An unrecognised device, an unusual location, a login at an unexpected hour. Each triggers additional verification rather than defaulting to access. Prior sessions carry no weight. MSPs assessing remote desktop access for business users should confirm the platform can publish business applications securely, manage remote sessions centrally, and connect with existing identity providers.
Browser-based remote access fits this model well. Sessions run in a controlled server-side environment. Fewer endpoint agents to manage across dozens of client devices. Authentication stays centralised.
One practical consideration for MSPs deploying across mixed client environments is that remote access software can web-enable legacy business applications hosted on internal or cloud servers. An accounting application that previously required local installation on each machine becomes accessible online to authorised remote users without rewriting the application. A field engineer accessing a finance system from a browser on a client site rather than a configured endpoint. The right remote access software can support this kind of deployment at scale.
Implementing Phishing-Resistant Authentication for Remote Admin Access
MFA methods are not equivalent. SMS codes and email links remain vulnerable to interception and relay attacks. Phishing-resistant methods work differently. With fewer shared secrets, there is less for an attacker to steal remotely.
FIDO2 hardware tokens bind credentials to a physical device. WebAuthn uses cryptographic keys to reduce reliance on passwords. Certificate-based authentication integrates with existing PKI infrastructure. NCSC guidance promotes strong phishing-resistant MFA for access to corporate online services, while NIST zero-trust guidance supports stronger identity-based access controls for high-risk resources.
Certificate-based approaches can scale well in environments that already use PKI. For MSP deployments managing multiple client environments, this can avoid the requirement for new hardware per user. Remote desktop software chosen for MSP deployment should support these authentication methods. MSPs should also confirm integration with existing identity providers before adoption.
Logging and Monitoring Requirements for Remote Access Sessions
Logging is not a compliance checkbox. It is the foundation of incident response. Where session-level audit trails are absent, investigations into suspicious activity stall at the authentication event rather than reaching what actually happened during a connection.
Useful logging captures authentication attempts, privilege escalations, and data transfer events. Who connected and what they did. A contractor access session on a Monday morning that ends with a suspicious data transfer. That sequence is only visible if the logging captured the session activity, not just the login. Remote access software that does not provide this level of detail may be too limited for sensitive client environments.
Centralised log aggregation matters across multi-client deployments. An anomaly visible in one environment may only form a recognisable pattern when reviewed alongside logs from several others. Retention expectations vary by client, sector, and compliance framework. Storage and export capabilities need checking during platform evaluation, not after an incident forces the question.
Evaluating Remote Access Solutions for MSP Deployments
Multi-tenant architecture with genuine client isolation is the baseline requirement. A solution that works for a single organisation often does not hold across dozens of environments with different compliance requirements and different user bases.
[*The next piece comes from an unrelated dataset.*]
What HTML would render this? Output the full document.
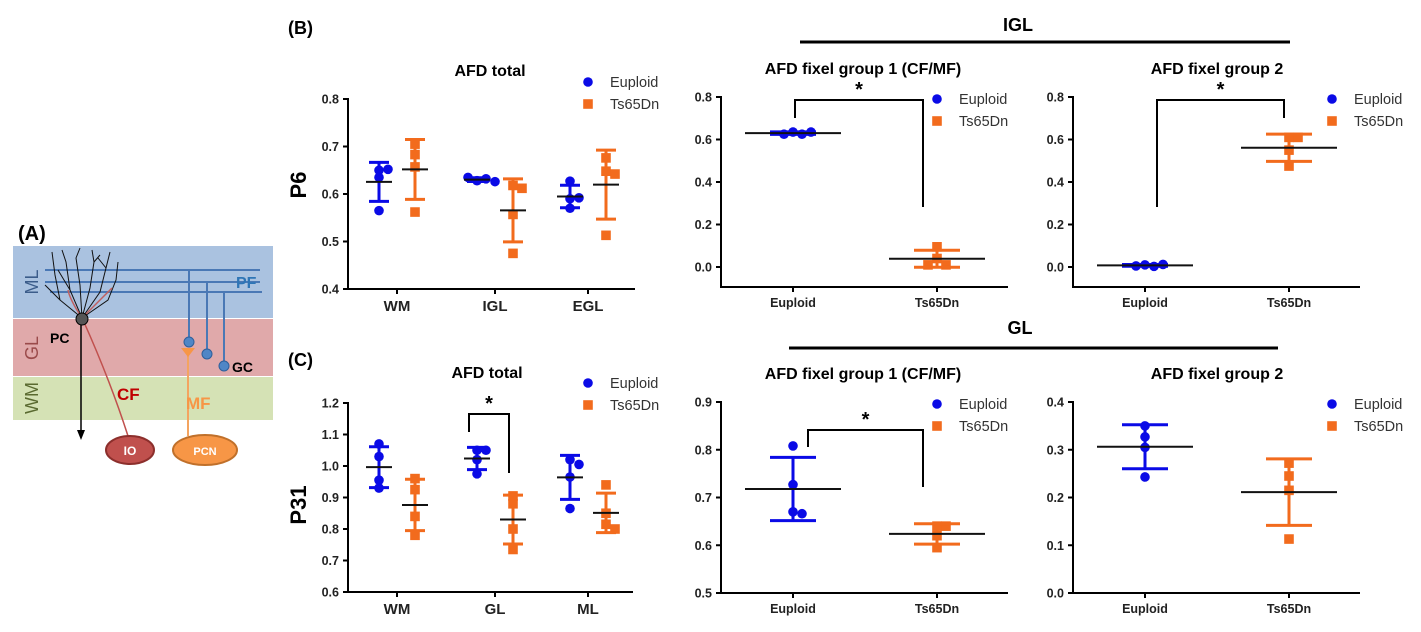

Browser-based remote desktop software can reduce the endpoint management workload considerably. Fewer local applications to install across user devices. Fewer version conflicts. Fewer troubleshooting calls from users whose local installation has stopped working. Session controls stay server-side.
The application delivery dimension matters specifically for Remote Access deployments. Centralised Windows applications published through a browser-based portal reach authorised users without requiring local installation. Legacy software that once tied users to specific machines becomes available to remote users on any approved device. That flexibility is the practical value of browser-based remote access for business environments with mixed or distributed infrastructure.
SSO and directory integration reduce the administrative load of managing separate identity stores per client. Licensing models affect total cost at scale. Perpetual licensing suits stable deployments. Subscription models provide flexibility as client numbers change.
Building a Security Posture That Holds Across Distributed Deployments
Distributed work is not temporary, so the access layer cannot be treated as a patch on top of older security models. MSPs need platforms that verify identity, control sessions, publish the right applications to the right users, and leave enough evidence behind when something needs investigating.
The practical test is simple. If a platform cannot manage access centrally, support secure application delivery, and show what happened inside a session, it is doing too little for the client environments it is meant to protect.